I threw this term out in a back channel chat I was in. A “Front Channel” (for lack of a better term at the moment) is using a chat as part of your lesson or presentation. It’s part of your lesson. You use it to field questions, it’s on the screen in front of the room and the participants/students are aware that what they write can/will become part of the lesson or presentation.

Feedback Channel:

Scott Smeech threw this out as we were talking though this at the Blogger’s Cafe. The idea that you use a chat with participants as a way to gather feedback about your lesson or presentation.

What I’m trying to do is break down the different ways to use a live chat in the classroom or presentation. Up until now we have called all of these “back channels” but I think they serve a different purpose. Sure, the tool is the same but the purpose and outcome can be different. Helping educators understand that there are different uses for the tool is important for them to wrap their heads around just how a tool can be used.

Thoughts? Feedback?

It’s funny how when you spend time like I have the past 3 days to make a point to comment on others that you start reflecting and things start clicking.

I left a couple comments that ended this way.

I hate to write, but love to blog!

The question is why? I’ve never been a good writer, I’ve hated writing for as long as I can remember. With a learning disability writing and reading were like kryptonite to me. Was never a great Language Arts teacher, but I don’t think I was that bad…having struggled with writing and reading my whole life and being up front with my students about it actually, I think, helped those reluctant learners to keep trying and plowing forward.

So why is it that I hate to write and love to blog?

First, I think a lot of it has to do with the computer and word processing. As I type this in my Firefox extension Performancing every misspelled word is underlined in red for me, giving me instant feedback on what I have misspelled. Does it catch all my mistakes, heck no, but you should see a post before it actually goes live. 🙂

Secondly, I can type faster then I can write…about 75 words/minute and you can actually read what I’ve written when I’m done.

Finally, I don’t see blogging as writing…it’s idea generation, it’s the free flow of ideas between people and it is a conversation. I love to talk (if you have a hard time writing you usually do…coping skill). I would rather stand in front of a group of parents and give a presentation, or have a face to face parent conference than write a letter home. My wife is the exact opposite. She HATES (yes it needs to be all caps) giving presentations, and would rather write a paper than give a presentation.
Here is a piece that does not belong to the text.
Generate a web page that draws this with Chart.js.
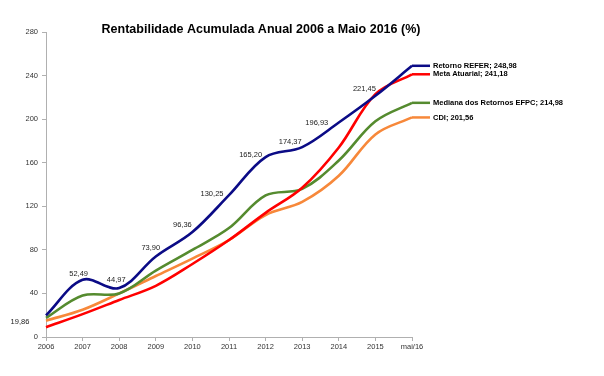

Because blogging is a conversation, a idea generating machine (the way I use it anyway) it speaks to me. Sure sometimes my ideas are way out there, but that’s how we work through them, how we start conversations, how we move forward and continue to progress as a society. Blogging gives me an audience, just like giving a presentation…I almost feel that way sometimes…like I’m presenting information, my thoughts rather than writing. It could be a podcast, a video, or blogging…it’s about having an audience. I wonder if I would have blogged in school, given the chance? It would have depended, I bet, on how the teacher used it as a tool. Was it a reflective journal to layout your thoughts, or did every period, capital and ‘ie, ei’ combination have to be perfect. If that was the case I’d have hated it.

Blogging is different…it’s not writing in the sense we think about it. People ask me why I blog and I truly can’t give them an answer…I just do, because it’s an outlet for me. I’d bet that I’ve blogged more in the past year then I wrote my whole life leading up to it. It’s been that powerful for me as a tool, and I see it in my students as well. In myspace and youtube…this networking, conversation, sharing atmosphere is contagious!